## Data shown
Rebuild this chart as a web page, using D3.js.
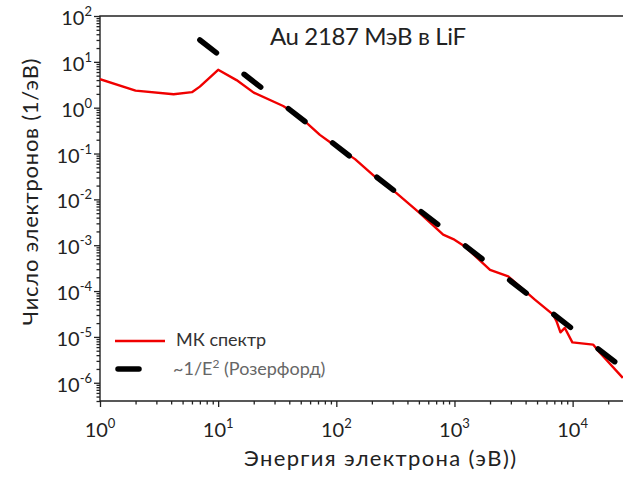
<!DOCTYPE html>
<html>
<head>
<meta charset="utf-8">
<script src="https://cdn.jsdelivr.net/npm/d3@7"></script>
<style>
  body { margin: 0; background: #fff; }
  text { font-family: Lato, "Open Sans", sans-serif; fill: #222; }
</style>
</head>
<body>
<div id="chart"></div>
<script>
// MC spectrum (energy in eV, electrons per eV)
const mcEnergy = [1, 2, 4.2, 6, 7, 10, 14.3, 20, 35.5, 49, 72.6, 91, 144, 219, 323, 509, 802, 977,
  1224, 2000, 2850, 4790, 6840, 7300, 7890, 8590, 9950, 14900, 17000, 26600];
const mcValue = [4.2, 2.36, 1.97, 2.18, 2.88, 6.7, 4.0, 2.13, 1.09, 0.64, 0.255, 0.168, 0.0755, 0.029,
  0.0137, 0.005, 0.0017, 0.00136, 9.4e-4, 2.9e-4, 2.09e-4, 6.5e-5, 3.06e-5, 2.2e-5, 1.26e-5, 1.57e-5,
  7.6e-6, 6.8e-6, 4.5e-6, 1.28e-6];

// ~1/E^2 reference line, end points
const rutherfordEnergy = [7, 30000];
const rutherfordValue = [30, 1.65e-6];

const xTickExp = [0, 1, 2, 3, 4];
const yTickExp = [2, 1, 0, -1, -2, -3, -4, -5, -6];

const legendLabels = ["МК спектр", "~1/E", "2", " (Розерфорд)"];
const title = "Au 2187 МэВ в LiF";
const xLabel = "Энергия электрона (эВ))";
const yLabel = "Число электронов (1/эВ)";

const W = 623, H = 477;
const mLeft = 100, mTop = 16, mRight = 629, mBottom = 401;

const svg = d3.select("#chart").append("svg")
  .attr("width", W).attr("height", H);

const x = d3.scaleLog().domain([1, 3e4]).range([mLeft, mRight]);
const y = d3.scaleLog().domain([4e-7, 100]).range([mBottom, mTop]);

svg.append("defs").append("clipPath").attr("id", "plot")
  .append("rect").attr("x", mLeft).attr("y", mTop)
  .attr("width", W - mLeft).attr("height", mBottom - mTop);

// minor ticks
const xMinor = [];
for (let e = 0; e <= 4; e++) for (let k = 2; k <= 9; k++) if (k * 10 ** e < 3e4) xMinor.push(k * 10 ** e);
const yMinor = [];
for (let e = -7; e <= 1; e++) for (let k = 2; k <= 9; k++) if (k * 10 ** e >= 4e-7) yMinor.push(k * 10 ** e);

const axisColor = "#222";
function styleAxis(g) {
  g.selectAll("path").remove();
  g.selectAll("line").attr("stroke", axisColor).attr("stroke-width", 1.3);
}

svg.append("g").attr("transform", `translate(0,${mBottom})`)
  .call(d3.axisBottom(x).tickValues(xMinor).tickSize(3.5).tickFormat(""))
  .call(styleAxis);
svg.append("g").attr("transform", `translate(0,${mBottom})`)
  .call(d3.axisBottom(x).tickValues(xTickExp.map(e => 10 ** e)).tickSize(6).tickFormat(""))
  .call(styleAxis);
svg.append("g").attr("transform", `translate(${mLeft},0)`)
  .call(d3.axisLeft(y).tickValues(yMinor).tickSize(3.5).tickFormat(""))
  .call(styleAxis);
svg.append("g").attr("transform", `translate(${mLeft},0)`)
  .call(d3.axisLeft(y).tickValues(yTickExp.map(e => 10 ** e)).tickSize(6).tickFormat(""))
  .call(styleAxis);

// frame: left, bottom, top
svg.append("path")
  .attr("d", `M${W},${mTop}H${mLeft}V${mBottom}H${W}`)
  .attr("fill", "none").attr("stroke", axisColor).attr("stroke-width", 1.4);

// tick labels
svg.append("g").selectAll("text").data(xTickExp).join("text")
  .attr("x", d => x(10 ** d)).attr("y", 437)
  .attr("text-anchor", "middle").style("font-size", "20px")
  .call(t => {
    t.append("tspan").text("10");
    t.append("tspan").attr("dy", -9).style("font-size", "13px").text(d => d);
  });

svg.append("g").selectAll("text").data(yTickExp).join("text")
  .attr("x", 92).attr("y", d => y(10 ** d) + 9)
  .attr("text-anchor", "end").style("font-size", "20px")
  .call(t => {
    t.append("tspan").text("10");
    t.append("tspan").attr("dy", -9).style("font-size", "13px").text(d => d);
  });

// axis titles
svg.append("text").attr("x", 380).attr("y", 466)
  .attr("text-anchor", "middle").style("font-size", "22px")
  .attr("textLength", 272).attr("lengthAdjust", "spacing").text(xLabel);
svg.append("text").attr("transform", "translate(38,192) rotate(-90)")
  .attr("text-anchor", "middle").style("font-size", "22px")
  .attr("textLength", 267).attr("lengthAdjust", "spacing").text(yLabel);

svg.append("text").attr("x", 270).attr("y", 45)
  .style("font-size", "24px")
  .attr("textLength", 196).attr("lengthAdjust", "spacing").text(title);

// data lines
const plot = svg.append("g").attr("clip-path", "url(#plot)");
const line = d3.line().x(d => x(d[0])).y(d => y(d[1]));

plot.append("path")
  .datum(mcEnergy.map((e, i) => [e, mcValue[i]]))
  .attr("d", line).attr("fill", "none")
  .attr("stroke", "#f00000").attr("stroke-width", 2.4).attr("stroke-linejoin", "round");

plot.append("path")
  .datum(rutherfordEnergy.map((e, i) => [e, rutherfordValue[i]]))
  .attr("d", line).attr("fill", "none")
  .attr("stroke", "#000").attr("stroke-width", 5.5)
  .attr("stroke-dasharray", "21,35").attr("stroke-linecap", "round");

// legend
svg.append("line").attr("x1", 115).attr("x2", 165).attr("y1", 341).attr("y2", 341)
  .attr("stroke", "#f00000").attr("stroke-width", 2.4);
svg.append("line").attr("x1", 118).attr("x2", 168).attr("y1", 369).attr("y2", 369)
  .attr("stroke", "#000").attr("stroke-width", 5.5)
  .attr("stroke-dasharray", "21,35").attr("stroke-linecap", "round");

svg.append("text").attr("x", 176).attr("y", 346)
  .style("font-size", "18px").style("fill", "#333").text(legendLabels[0]);
svg.append("text").attr("x", 173).attr("y", 375)
  .style("font-size", "18px").style("fill", "#666")
  .call(t => {
    t.append("tspan").text(legendLabels[1]);
    t.append("tspan").attr("dy", -7).style("font-size", "12px").text(legendLabels[2]);
    t.append("tspan").attr("dy", 7).text(legendLabels[3]);
  });
</script>
</body>
</html>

## Set problem
Write out the listing word for word, omitting the pictures it holds.

## Reply to the exercise
Rebuild this chart as a web page, using D3.js.
<!DOCTYPE html>
<html>
<head>
<meta charset="utf-8">
<script src="https://cdn.jsdelivr.net/npm/d3@7"></script>
<style>
  body { margin: 0; background: #fff; }
  text { font-family: Lato, "Open Sans", sans-serif; fill: #222; }
</style>
</head>
<body>
<div id="chart"></div>
<script>
// MC spectrum (energy in eV, electrons per eV)
const mcEnergy = [1, 2, 4.2, 6, 7, 10, 14.3, 20, 35.5, 49, 72.6, 91, 144, 219, 323, 509, 802, 977,
  1224, 2000, 2850, 4790, 6840, 7300, 7890, 8590, 9950, 14900, 17000, 26600];
const mcValue = [4.2, 2.36, 1.97, 2.18, 2.88, 6.7, 4.0, 2.13, 1.09, 0.64, 0.255, 0.168, 0.0755, 0.029,
  0.0137, 0.005, 0.0017, 0.00136, 9.4e-4, 2.9e-4, 2.09e-4, 6.5e-5, 3.06e-5, 2.2e-5, 1.26e-5, 1.57e-5,
  7.6e-6, 6.8e-6, 4.5e-6, 1.28e-6];

// ~1/E^2 reference line, end points
const rutherfordEnergy = [7, 30000];
const rutherfordValue = [30, 1.65e-6];

const xTickExp = [0, 1, 2, 3, 4];
const yTickExp = [2, 1, 0, -1, -2, -3, -4, -5, -6];

const legendLabels = ["МК спектр", "~1/E", "2", " (Розерфорд)"];
const title = "Au 2187 МэВ в LiF";
const xLabel = "Энергия электрона (эВ))";
const yLabel = "Число электронов (1/эВ)";

const W = 623, H = 477;
const mLeft = 100, mTop = 16, mRight = 629, mBottom = 401;

const svg = d3.select("#chart").append("svg")
  .attr("width", W).attr("height", H);

const x = d3.scaleLog().domain([1, 3e4]).range([mLeft, mRight]);
const y = d3.scaleLog().domain([4e-7, 100]).range([mBottom, mTop]);

svg.append("defs").append("clipPath").attr("id", "plot")
  .append("rect").attr("x", mLeft).attr("y", mTop)
  .attr("width", W - mLeft).attr("height", mBottom - mTop);

// minor ticks
const xMinor = [];
for (let e = 0; e <= 4; e++) for (let k = 2; k <= 9; k++) if (k * 10 ** e < 3e4) xMinor.push(k * 10 ** e);
const yMinor = [];
for (let e = -7; e <= 1; e++) for (let k = 2; k <= 9; k++) if (k * 10 ** e >= 4e-7) yMinor.push(k * 10 ** e);

const axisColor = "#222";
function styleAxis(g) {
  g.selectAll("path").remove();
  g.selectAll("line").attr("stroke", axisColor).attr("stroke-width", 1.3);
}

svg.append("g").attr("transform", `translate(0,${mBottom})`)
  .call(d3.axisBottom(x).tickValues(xMinor).tickSize(3.5).tickFormat(""))
  .call(styleAxis);
svg.append("g").attr("transform", `translate(0,${mBottom})`)
  .call(d3.axisBottom(x).tickValues(xTickExp.map(e => 10 ** e)).tickSize(6).tickFormat(""))
  .call(styleAxis);
svg.append("g").attr("transform", `translate(${mLeft},0)`)
  .call(d3.axisLeft(y).tickValues(yMinor).tickSize(3.5).tickFormat(""))
  .call(styleAxis);
svg.append("g").attr("transform", `translate(${mLeft},0)`)
  .call(d3.axisLeft(y).tickValues(yTickExp.map(e => 10 ** e)).tickSize(6).tickFormat(""))
  .call(styleAxis);

// frame: left, bottom, top
svg.append("path")
  .attr("d", `M${W},${mTop}H${mLeft}V${mBottom}H${W}`)
  .attr("fill", "none").attr("stroke", axisColor).attr("stroke-width", 1.4);

// tick labels
svg.append("g").selectAll("text").data(xTickExp).join("text")
  .attr("x", d => x(10 ** d)).attr("y", 437)
  .attr("text-anchor", "middle").style("font-size", "20px")
  .call(t => {
    t.append("tspan").text("10");
    t.append("tspan").attr("dy", -9).style("font-size", "13px").text(d => d);
  });

svg.append("g").selectAll("text").data(yTickExp).join("text")
  .attr("x", 92).attr("y", d => y(10 ** d) + 9)
  .attr("text-anchor", "end").style("font-size", "20px")
  .call(t => {
    t.append("tspan").text("10");
    t.append("tspan").attr("dy", -9).style("font-size", "13px").text(d => d);
  });

// axis titles
svg.append("text").attr("x", 380).attr("y", 466)
  .attr("text-anchor", "middle").style("font-size", "22px")
  .attr("textLength", 272).attr("lengthAdjust", "spacing").text(xLabel);
svg.append("text").attr("transform", "translate(38,192) rotate(-90)")
  .attr("text-anchor", "middle").style("font-size", "22px")
  .attr("textLength", 267).attr("lengthAdjust", "spacing").text(yLabel);

svg.append("text").attr("x", 270).attr("y", 45)
  .style("font-size", "24px")
  .attr("textLength", 196).attr("lengthAdjust", "spacing").text(title);

// data lines
const plot = svg.append("g").attr("clip-path", "url(#plot)");
const line = d3.line().x(d => x(d[0])).y(d => y(d[1]));

plot.append("path")
  .datum(mcEnergy.map((e, i) => [e, mcValue[i]]))
  .attr("d", line).attr("fill", "none")
  .attr("stroke", "#f00000").attr("stroke-width", 2.4).attr("stroke-linejoin", "round");

plot.append("path")
  .datum(rutherfordEnergy.map((e, i) => [e, rutherfordValue[i]]))
  .attr("d", line).attr("fill", "none")
  .attr("stroke", "#000").attr("stroke-width", 5.5)
  .attr("stroke-dasharray", "21,35").attr("stroke-linecap", "round");

// legend
svg.append("line").attr("x1", 115).attr("x2", 165).attr("y1", 341).attr("y2", 341)
  .attr("stroke", "#f00000").attr("stroke-width", 2.4);
svg.append("line").attr("x1", 118).attr("x2", 168).attr("y1", 369).attr("y2", 369)
  .attr("stroke", "#000").attr("stroke-width", 5.5)
  .attr("stroke-dasharray", "21,35").attr("stroke-linecap", "round");

svg.append("text").attr("x", 176).attr("y", 346)
  .style("font-size", "18px").style("fill", "#333").text(legendLabels[0]);
svg.append("text").attr("x", 173).attr("y", 375)
  .style("font-size", "18px").style("fill", "#666")
  .call(t => {
    t.append("tspan").text(legendLabels[1]);
    t.append("tspan").attr("dy", -7).style("font-size", "12px").text(legendLabels[2]);
    t.append("tspan").attr("dy", 7).text(legendLabels[3]);
  });
</script>
</body>
</html>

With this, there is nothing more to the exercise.